- GIVEN INSTRUCTION -
Provide the data again in its entirety, exactly as given.

- SUPPLIED MATERIAL -
--- Begin ---

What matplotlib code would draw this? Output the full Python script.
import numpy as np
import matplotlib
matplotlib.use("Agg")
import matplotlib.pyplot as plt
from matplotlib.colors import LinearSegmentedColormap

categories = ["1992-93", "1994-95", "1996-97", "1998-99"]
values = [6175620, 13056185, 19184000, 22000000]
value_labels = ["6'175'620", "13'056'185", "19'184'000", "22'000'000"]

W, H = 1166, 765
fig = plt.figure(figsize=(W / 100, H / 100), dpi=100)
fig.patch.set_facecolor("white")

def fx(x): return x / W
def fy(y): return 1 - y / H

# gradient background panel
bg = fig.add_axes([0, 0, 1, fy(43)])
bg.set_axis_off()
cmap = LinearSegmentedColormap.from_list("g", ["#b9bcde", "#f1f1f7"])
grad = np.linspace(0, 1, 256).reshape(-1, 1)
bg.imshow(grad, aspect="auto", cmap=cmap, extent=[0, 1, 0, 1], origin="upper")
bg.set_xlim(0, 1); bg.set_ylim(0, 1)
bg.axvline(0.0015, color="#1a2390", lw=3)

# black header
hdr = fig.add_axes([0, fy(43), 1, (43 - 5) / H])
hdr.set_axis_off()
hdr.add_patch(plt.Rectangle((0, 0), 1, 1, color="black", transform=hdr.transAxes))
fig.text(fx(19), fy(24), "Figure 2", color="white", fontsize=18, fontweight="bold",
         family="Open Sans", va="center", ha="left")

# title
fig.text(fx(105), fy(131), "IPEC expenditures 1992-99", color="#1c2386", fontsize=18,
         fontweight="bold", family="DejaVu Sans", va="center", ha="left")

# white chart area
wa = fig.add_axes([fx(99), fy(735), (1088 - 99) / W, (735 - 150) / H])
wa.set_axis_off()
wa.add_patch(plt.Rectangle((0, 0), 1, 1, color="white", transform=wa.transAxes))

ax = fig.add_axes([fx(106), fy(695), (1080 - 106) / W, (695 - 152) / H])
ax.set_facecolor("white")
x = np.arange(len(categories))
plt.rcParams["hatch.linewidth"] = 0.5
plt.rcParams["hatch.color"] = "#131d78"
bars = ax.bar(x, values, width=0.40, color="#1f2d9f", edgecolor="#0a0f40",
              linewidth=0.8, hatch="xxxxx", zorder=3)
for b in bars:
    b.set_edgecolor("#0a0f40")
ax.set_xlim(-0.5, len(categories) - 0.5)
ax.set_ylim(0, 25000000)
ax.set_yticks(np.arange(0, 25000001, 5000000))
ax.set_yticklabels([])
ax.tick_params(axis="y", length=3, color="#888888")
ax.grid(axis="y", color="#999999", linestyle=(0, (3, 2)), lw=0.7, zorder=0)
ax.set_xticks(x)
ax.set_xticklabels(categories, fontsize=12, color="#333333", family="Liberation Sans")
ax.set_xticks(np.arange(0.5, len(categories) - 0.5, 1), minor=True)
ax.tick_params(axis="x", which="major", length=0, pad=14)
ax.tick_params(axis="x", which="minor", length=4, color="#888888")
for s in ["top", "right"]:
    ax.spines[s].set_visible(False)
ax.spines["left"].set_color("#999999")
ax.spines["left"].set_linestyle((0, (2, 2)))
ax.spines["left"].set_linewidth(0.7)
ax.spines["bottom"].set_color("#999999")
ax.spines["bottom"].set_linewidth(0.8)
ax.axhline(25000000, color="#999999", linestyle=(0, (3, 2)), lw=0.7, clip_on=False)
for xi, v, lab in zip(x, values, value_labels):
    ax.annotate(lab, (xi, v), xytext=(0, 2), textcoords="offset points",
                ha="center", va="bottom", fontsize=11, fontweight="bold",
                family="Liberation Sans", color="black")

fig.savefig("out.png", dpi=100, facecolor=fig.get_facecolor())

--- End ---

- ANSWER TO THE PROBLEM -
What matplotlib code would draw this? Output the full Python script.
import numpy as np
import matplotlib
matplotlib.use("Agg")
import matplotlib.pyplot as plt
from matplotlib.colors import LinearSegmentedColormap

categories = ["1992-93", "1994-95", "1996-97", "1998-99"]
values = [6175620, 13056185, 19184000, 22000000]
value_labels = ["6'175'620", "13'056'185", "19'184'000", "22'000'000"]

W, H = 1166, 765
fig = plt.figure(figsize=(W / 100, H / 100), dpi=100)
fig.patch.set_facecolor("white")

def fx(x): return x / W
def fy(y): return 1 - y / H

# gradient background panel
bg = fig.add_axes([0, 0, 1, fy(43)])
bg.set_axis_off()
cmap = LinearSegmentedColormap.from_list("g", ["#b9bcde", "#f1f1f7"])
grad = np.linspace(0, 1, 256).reshape(-1, 1)
bg.imshow(grad, aspect="auto", cmap=cmap, extent=[0, 1, 0, 1], origin="upper")
bg.set_xlim(0, 1); bg.set_ylim(0, 1)
bg.axvline(0.0015, color="#1a2390", lw=3)

# black header
hdr = fig.add_axes([0, fy(43), 1, (43 - 5) / H])
hdr.set_axis_off()
hdr.add_patch(plt.Rectangle((0, 0), 1, 1, color="black", transform=hdr.transAxes))
fig.text(fx(19), fy(24), "Figure 2", color="white", fontsize=18, fontweight="bold",
         family="Open Sans", va="center", ha="left")

# title
fig.text(fx(105), fy(131), "IPEC expenditures 1992-99", color="#1c2386", fontsize=18,
         fontweight="bold", family="DejaVu Sans", va="center", ha="left")

# white chart area
wa = fig.add_axes([fx(99), fy(735), (1088 - 99) / W, (735 - 150) / H])
wa.set_axis_off()
wa.add_patch(plt.Rectangle((0, 0), 1, 1, color="white", transform=wa.transAxes))

ax = fig.add_axes([fx(106), fy(695), (1080 - 106) / W, (695 - 152) / H])
ax.set_facecolor("white")
x = np.arange(len(categories))
plt.rcParams["hatch.linewidth"] = 0.5
plt.rcParams["hatch.color"] = "#131d78"
bars = ax.bar(x, values, width=0.40, color="#1f2d9f", edgecolor="#0a0f40",
              linewidth=0.8, hatch="xxxxx", zorder=3)
for b in bars:
    b.set_edgecolor("#0a0f40")
ax.set_xlim(-0.5, len(categories) - 0.5)
ax.set_ylim(0, 25000000)
ax.set_yticks(np.arange(0, 25000001, 5000000))
ax.set_yticklabels([])
ax.tick_params(axis="y", length=3, color="#888888")
ax.grid(axis="y", color="#999999", linestyle=(0, (3, 2)), lw=0.7, zorder=0)
ax.set_xticks(x)
ax.set_xticklabels(categories, fontsize=12, color="#333333", family="Liberation Sans")
ax.set_xticks(np.arange(0.5, len(categories) - 0.5, 1), minor=True)
ax.tick_params(axis="x", which="major", length=0, pad=14)
ax.tick_params(axis="x", which="minor", length=4, color="#888888")
for s in ["top", "right"]:
    ax.spines[s].set_visible(False)
ax.spines["left"].set_color("#999999")
ax.spines["left"].set_linestyle((0, (2, 2)))
ax.spines["left"].set_linewidth(0.7)
ax.spines["bottom"].set_color("#999999")
ax.spines["bottom"].set_linewidth(0.8)
ax.axhline(25000000, color="#999999", linestyle=(0, (3, 2)), lw=0.7, clip_on=False)
for xi, v, lab in zip(x, values, value_labels):
    ax.annotate(lab, (xi, v), xytext=(0, 2), textcoords="offset points",
                ha="center", va="bottom", fontsize=11, fontweight="bold",
                family="Liberation Sans", color="black")

fig.savefig("out.png", dpi=100, facecolor=fig.get_facecolor())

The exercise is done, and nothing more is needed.